### Given request
Collect all lines from the listing that include the string "this".

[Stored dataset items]
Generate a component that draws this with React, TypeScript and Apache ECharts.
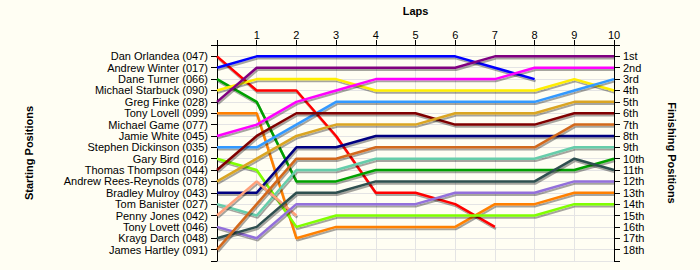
import React, { useEffect, useRef } from "react";
import * as echarts from "echarts";

const laps = [0, 1, 2, 3, 4, 5, 6, 7, 8, 9, 10];

const startNames = [
  "Dan Orlandea (047)",
  "Andrew Winter (017)",
  "Dane Turner (066)",
  "Michael Starbuck (090)",
  "Greg Finke (028)",
  "Tony Lovell (099)",
  "Michael Game (077)",
  "Jamie White (045)",
  "Stephen Dickinson (035)",
  "Gary Bird (016)",
  "Thomas Thompson (044)",
  "Andrew Rees-Reynolds (078)",
  "Bradley Mulroy (043)",
  "Tom Banister (027)",
  "Penny Jones (042)",
  "Tony Lovett (046)",
  "Krayg Darch (048)",
  "James Hartley (091)",
];

const finishLabels = [
  "1st", "2nd", "3rd", "4th", "5th", "6th", "7th", "8th", "9th",
  "10th", "11th", "12th", "13th", "14th", "15th", "16th", "17th", "18th",
];

// positions per lap (lap 0 .. lap 10); null = not running
const danOrlandea = [1, 4, 4, 8, 13, 13, 14, 16, null, null, null];
const andrewWinter = [2, 1, 1, 1, 1, 1, 1, 2, 3, null, null];
const daneTurner = [3, 5, 12, 12, 11, 11, 11, 11, 11, 11, 10];
const michaelStarbuck = [4, 3, 3, 3, 4, 4, 4, 4, 4, 3, 4];
const gregFinke = [5, 2, 2, 2, 2, 2, 2, 1, 1, 1, 1];
const tonyLovell = [6, 6, 17, 16, 16, 16, 16, 14, 14, 13, 13];
const jamieWhite = [8, 7, 5, 4, 3, 3, 3, 3, 2, 2, 2];
const stephenDickinson = [9, 9, 7, 5, 5, 5, 5, 5, 5, 4, 3];
const garyBird = [10, 11, 16, 15, 15, 15, 15, 15, 15, 14, 14];
const thomasThompson = [11, 8, 6, 6, 6, 6, 7, 7, 7, 6, 6];
const andrewReesReynolds = [12, 10, 8, 7, 7, 7, 6, 6, 6, 5, 5];
const bradleyMulroy = [13, 13, 9, 9, 8, 8, 8, 8, 8, 8, 8];
const tomBanister = [14, 15, 11, 11, 10, 10, 10, 10, 10, 9, 9];
const pennyJones = [15, 12, 15, null, null, null, null, null, null, null, null];
const tonyLovett = [16, 17, 14, 14, 14, 14, 13, 13, 13, 12, 12];
const kraygDarch = [17, 16, 13, 13, 12, 12, 12, 12, 12, 10, 11];
const jamesHartley = [18, 14, 10, 10, 9, 9, 9, 9, 9, 7, 7];

const drivers: { name: string; data: (number | null)[]; color: string }[] = [
  { name: startNames[0], data: danOrlandea, color: "#FF0000" },
  { name: startNames[1], data: andrewWinter, color: "#0000FF" },
  { name: startNames[2], data: daneTurner, color: "#00A000" },
  { name: startNames[3], data: michaelStarbuck, color: "#FFEE00" },
  { name: startNames[4], data: gregFinke, color: "#800080" },
  { name: startNames[5], data: tonyLovell, color: "#FF8000" },
  { name: startNames[7], data: jamieWhite, color: "#FF00FF" },
  { name: startNames[8], data: stephenDickinson, color: "#3399FF" },
  { name: startNames[9], data: garyBird, color: "#80FF00" },
  { name: startNames[10], data: thomasThompson, color: "#800000" },
  { name: startNames[11], data: andrewReesReynolds, color: "#DAA520" },
  { name: startNames[12], data: bradleyMulroy, color: "#000080" },
  { name: startNames[13], data: tomBanister, color: "#66CDAA" },
  { name: startNames[14], data: pennyJones, color: "#FFA07A" },
  { name: startNames[15], data: tonyLovett, color: "#9370DB" },
  { name: startNames[16], data: kraygDarch, color: "#2F4F4F" },
  { name: startNames[17], data: jamesHartley, color: "#D2691E" },
];

const FONT = "'Liberation Sans', Arial, sans-serif";

export default function App() {
  const ref = useRef<HTMLDivElement>(null);

  useEffect(() => {
    document.body.style.margin = "0";
    if (!ref.current) return;
    const chart = echarts.init(ref.current, undefined, { renderer: "svg" });

    const yCommon = (labels: string[]) => ({
      type: "value" as const,
      min: 0,
      max: 19,
      interval: 1,
      inverse: true,
      axisLine: { show: true, lineStyle: { color: "#000", width: 1 } },
      axisTick: { show: true, length: 6, lineStyle: { color: "#000" } },
      axisLabel: {
        margin: 9,
        fontSize: 11,
        fontFamily: FONT,
        color: "#000",
        formatter: (v: number) => (v >= 1 && v <= 18 ? labels[v - 1] : ""),
      },
      nameLocation: "middle" as const,
      nameTextStyle: { fontSize: 11, fontWeight: "bold" as const, fontFamily: FONT, color: "#000" },
    });

    chart.setOption({
      animation: false,
      backgroundColor: "#FFFEF3",
      grid: { left: 217, right: 86, top: 44, bottom: 9, containLabel: false },
      xAxis: {
        type: "value",
        position: "top",
        min: 0,
        max: 10,
        interval: 1,
        name: "Laps",
        nameLocation: "middle",
        nameGap: 29,
        nameTextStyle: { fontSize: 11, fontWeight: "bold", fontFamily: FONT, color: "#000" },
        axisLine: { show: true, lineStyle: { color: "#000", width: 1 } },
        axisTick: { show: true, length: 5, lineStyle: { color: "#000" } },
        axisLabel: {
          margin: 5,
          fontSize: 11,
          fontFamily: FONT,
          color: "#000",
          formatter: (v: number) => (v === 0 ? "" : String(laps[v])),
        },
        splitLine: { show: true, lineStyle: { color: "#E4E4E4", width: 1 } },
      },
      yAxis: [
        {
          ...yCommon(startNames),
          position: "left",
          name: "Starting Positions",
          nameRotate: 90,
          nameGap: 183,
          splitLine: { show: true, lineStyle: { color: "#E4E4E4", width: 1 } },
        },
        {
          ...yCommon(finishLabels),
          position: "right",
          name: "Finishing Positions",
          nameRotate: -90,
          nameGap: 52,
          splitLine: { show: false },
        },
      ],
      series: drivers.map((d) => ({
        type: "line",
        name: d.name,
        yAxisIndex: 0,
        symbol: "none",
        connectNulls: false,
        data: d.data.map((p, i) => [laps[i], p]),
        lineStyle: {
          color: d.color,
          width: 2.5,
          shadowColor: "rgba(0,0,0,0.35)",
          shadowOffsetX: 1,
          shadowOffsetY: 2,
          shadowBlur: 1,
        },
        itemStyle: { color: d.color },
      })),
    });

    return () => chart.dispose();
  }, []);

  return <div ref={ref} style={{ width: 700, height: 270 }} />;
}
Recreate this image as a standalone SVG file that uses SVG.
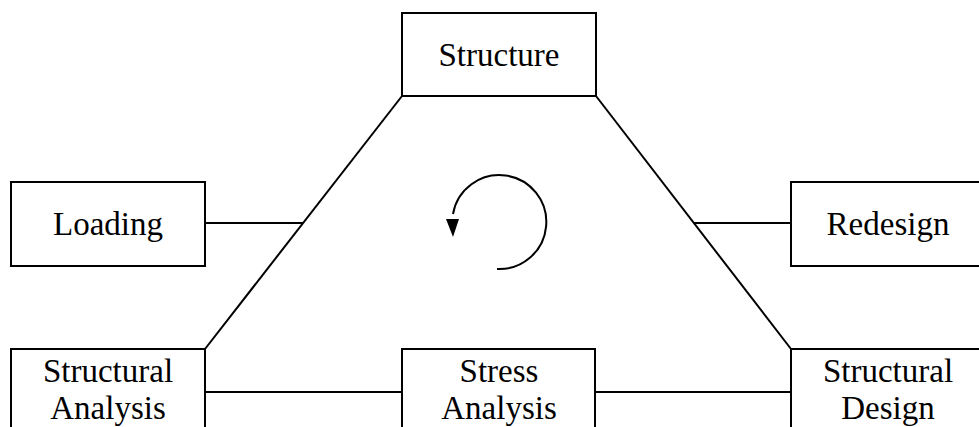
<svg xmlns="http://www.w3.org/2000/svg" width="979" height="427" viewBox="0 0 979 427">
<style>
.box{fill:#fff;stroke:#000;stroke-width:2}
.ln{fill:none;stroke:#000;stroke-width:2}
text{font-family:"Liberation Serif","Times New Roman",serif;font-size:33px;fill:#000;text-anchor:middle}
</style>
<rect width="979" height="427" fill="#fff"/>
<g id="connectors">
<path class="ln" d="M402 96 L205 349"/>
<path class="ln" d="M596 96 L791 349"/>
<path class="ln" d="M205 223 L303 223"/>
<path class="ln" d="M694 223 L791 223"/>
<path class="ln" d="M205 392 L402 392"/>
<path class="ln" d="M595 392 L791 392"/>
</g>
<g id="cycle">
<path class="ln" d="M497 269 A47 47 0 1 0 453 214"/>
<polygon points="446,219 459,219 453,237" fill="#000"/>
</g>
<g id="structure">
<rect class="box" x="402" y="13" width="194" height="83"/>
<text x="499" y="66">Structure</text>
</g>
<g id="loading">
<rect class="box" x="11" y="182" width="194" height="84"/>
<text x="108" y="235">Loading</text>
</g>
<g id="redesign">
<rect class="box" x="791" y="182" width="194" height="84"/>
<text x="888" y="235">Redesign</text>
</g>
<g id="structural-analysis">
<rect class="box" x="11" y="349" width="194" height="90"/>
<text x="108" y="382">Structural</text>
<text x="108" y="419">Analysis</text>
</g>
<g id="stress-analysis">
<rect class="box" x="402" y="349" width="193" height="90"/>
<text x="499" y="382">Stress</text>
<text x="499" y="419">Analysis</text>
</g>
<g id="structural-design">
<rect class="box" x="791" y="349" width="194" height="90"/>
<text x="888" y="382">Structural</text>
<text x="888" y="419">Design</text>
</g>
</svg>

### Answer in full
Generate a component that draws this with React, TypeScript and Apache ECharts.
Recreate this image as a standalone SVG file that uses SVG.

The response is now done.